Consent Week 2023 – January 23 – 27
This Consent Week, which runs January 23 – 27, 2023, we urge you to reject a society where sexual violence towards others is normalized. Consent is not a privilege; it is not something that would be “nice to have.” It is your right. It is a fundamental part of your rightful dignity, respect and freedom.
As university students, we coexist in a statistically dangerous environment for sexual activity – one that threatens your safety with “mixed messages,” accusations of “leading someone on” or “teasing,” questions of saying no or “implying no.” Rejecting these normalized falsehoods takes immense courage. Standing up for yourself is not always easy, but it is necessary.
As UWaterloo Warriors, you can take pride in obtaining a keen understanding of what informed consent looks like. According to RAINN (Rape, Abuse & Incest National Network), consent should be
“… clearly and freely communicated. A verbal and affirmative expression of consent can help both you and your partner to understand and respect each other’s boundaries. Consent cannot be given by individuals who are underage, intoxicated or incapacitated by drugs or alcohol, or asleep or unconscious.”
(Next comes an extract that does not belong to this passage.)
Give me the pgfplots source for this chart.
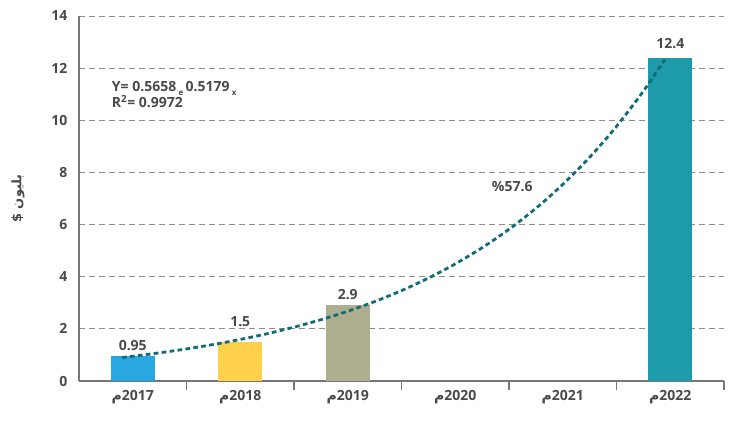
\documentclass[border=0pt]{standalone}
\usepackage{pgfplots}
\pgfplotsset{compat=1.18}
\usepackage{fontspec}
\setmainfont{Open Sans}
\newfontfamily\arabicfont[Script=Arabic]{DejaVu Sans}
\TeXXeTstate=1
\definecolor{txt}{HTML}{4A4A4A}
\definecolor{axgray}{HTML}{777777}
\definecolor{gridgray}{HTML}{8C8C8C}
\definecolor{cblue}{HTML}{29A8E0}
\definecolor{cyellow}{HTML}{FDD14B}
\definecolor{colive}{HTML}{ADAE8E}
\definecolor{cteal}{HTML}{1E9BAA}
\definecolor{ctrend}{HTML}{136B76}
\begin{document}
\begin{tikzpicture}
\begin{axis}[name=ax, scale only axis, width=645pt, height=365pt,
  xmin=-0.5, xmax=5.5, ymin=0, ymax=14,
  axis lines=left, axis line style={draw=axgray, line width=1.3pt, -},
  xtick={0,...,5},
  xticklabels={{\arabicfont م}2017,{\arabicfont م}2018,{\arabicfont م}2019,{\arabicfont م}2020,{\arabicfont م}2021,{\arabicfont م}2022},
  minor xtick={0.5,1.5,...,5.5},
  major tick length=0pt, minor tick length=9pt,
  minor x tick style={draw=axgray, line width=1.1pt},
  tick align=inside,
  ytick={0,2,...,14},
  ymajorgrids, grid style={draw=gridgray, line width=0.9pt, dash pattern=on 6pt off 4pt},
  minor grid style={draw=none},
  ticklabel style={font=\bfseries\fontsize{14}{16}\selectfont, text=txt},
  xticklabel style={yshift=-6pt},
  yticklabel style={xshift=-8pt},
  /pgf/number format/assume math mode=true,
  ylabel={\arabicfont\bfseries\fontsize{13}{15}\selectfont\beginR بليون \$\endR},
  ylabel style={at={(axis description cs:0,0.5)}, yshift=61pt, anchor=center, text=txt},
  ybar, bar width=0.41, bar shift=0pt,
  clip=false,
]
\addplot[fill=cblue, draw=none, nodes near coords, every node near coord/.append style={font=\bfseries\fontsize{14}{16}\selectfont, text=txt, yshift=2pt}] coordinates {(0,0.95)};
\addplot[fill=cyellow, draw=none, nodes near coords, every node near coord/.append style={font=\bfseries\fontsize{14}{16}\selectfont, text=txt, yshift=12pt}] coordinates {(1,1.5)};
\addplot[fill=colive, draw=none, nodes near coords, every node near coord/.append style={font=\bfseries\fontsize{14}{16}\selectfont, text=txt, yshift=2pt}] coordinates {(2,2.9)};
\addplot[fill=cteal, draw=none, nodes near coords, every node near coord/.append style={font=\bfseries\fontsize{14}{16}\selectfont, text=txt, yshift=5pt}] coordinates {(5,12.4)};
\addplot[sharp plot, smooth, no marks, draw=ctrend, line width=2.8pt, dash pattern=on 4.7pt off 3.3pt] coordinates {
(-0.1,0.9017) (0,0.9497) (0.25,1.0810) (0.5,1.2305) (0.75,1.4005) (1,1.5941)
(1.25,1.8144) (1.5,2.0653) (1.75,2.3507) (2,2.6756) (2.25,3.0455) (2.5,3.4665)
(2.75,3.9456) (3,4.4908) (3.25,5.1118) (3.5,5.8186) (3.75,6.6227) (4,7.5388)
(4.25,8.5803) (4.5,9.767) (4.75,11.116) (4.95,12.33)};
\node[anchor=base west, inner sep=0pt, text=txt, font=\bfseries\fontsize{14}{16}\selectfont] at (axis cs:-0.195,11.11) {Y= 0.5658\,\raisebox{-4pt}{\fontsize{8}{8}\selectfont e}\,0.5179\,\raisebox{-4pt}{\fontsize{8}{8}\selectfont x}};
\node[anchor=base west, inner sep=0pt, text=txt, font=\bfseries\fontsize{14}{16}\selectfont] at (axis cs:-0.195,10.48) {R\textsuperscript{2}= 0.9972};
\node[text=txt, font=\bfseries\fontsize{14}{16}\selectfont] at (axis cs:3.53,7.45) {\%57.6};
\end{axis}
\pgfresetboundingbox
\path ([xshift=-79pt,yshift=-40pt]ax.south west) rectangle ([xshift=9pt,yshift=16pt]ax.north east);
\end{tikzpicture}
\end{document}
It is important to note that hesitation, indecisiveness and silence are not synonymous with obtaining consent. RAINN uses an effective term to deconstruct illusions around consent.
“Enthusiastic Consent” suggests that individuals “look for a ‘yes’ rather than the absence of a ‘no.’”
At UWaterloo, we understand that bridging the gap between informed or enthusiastic consent and sexual activity is an uphill battle. The Sexual Violence Prevention and Response Office (SVPRO) dedicates considerable efforts to supporting students that might be dealing with trauma and deliver education, training, and awareness-raising initiatives that can make obtaining consent a priority.
WUSA Consent Week Booth in the SLC
Come by our booth in the great hall and leave a comment on the board about what #ConsentIs to you! Bonus: if you share an image of the booth and board on your socials and tag us, you can pick up a goodie bag with some treats at The Women’s Centre – we’ll be here all week!
Sexual Violence Prevention Office and Consent Culture
The SVPRO has many upcoming events that serves as a great opportunity for campus community members to engage in conversations, activities, and events that help build a #ConsentCulture. These include:
Monday, January 23
DC Foyer, 10-3PM
Active Bystander Intervention Training for all Engineering Students
E7 4417, 5-8PM
Wednesday, January 25
Sexual Communication with SASC
Virtual Workshop, 5-7PM
You can visit the SVPRO events page for a full breakdown of Consent Week activities and events.
The Women’s Centre
Other sources of support include the Women’s Centre, where you can find a safe space for open discussions with an intersectional lens. They can help connect you with resources about sexual health, healthy relationships, mental health, contraceptive methods, and more.
For Consent Week, the Women’s Centre is holding a Tea Talk on January 25 from 4 p.m. to 5:30 p.m. They will also feature an interactive consent board up throughout the week in the Student Life Centre marketplace.
University of Waterloo Sexual Violence Task Force
We are also proud to feature a dedicated University of Waterloo Sexual Violence Task Force, in response to the provincial plan It’s Never Okay: An Action Plan to Stop Sexual Violence and Harassment, formed in March 2015. The goals of the task force are to create a campus culture where the impacts of sexual violence are understood and well responded to, and to create a campus culture where strong efforts are made to prevent sexual violence.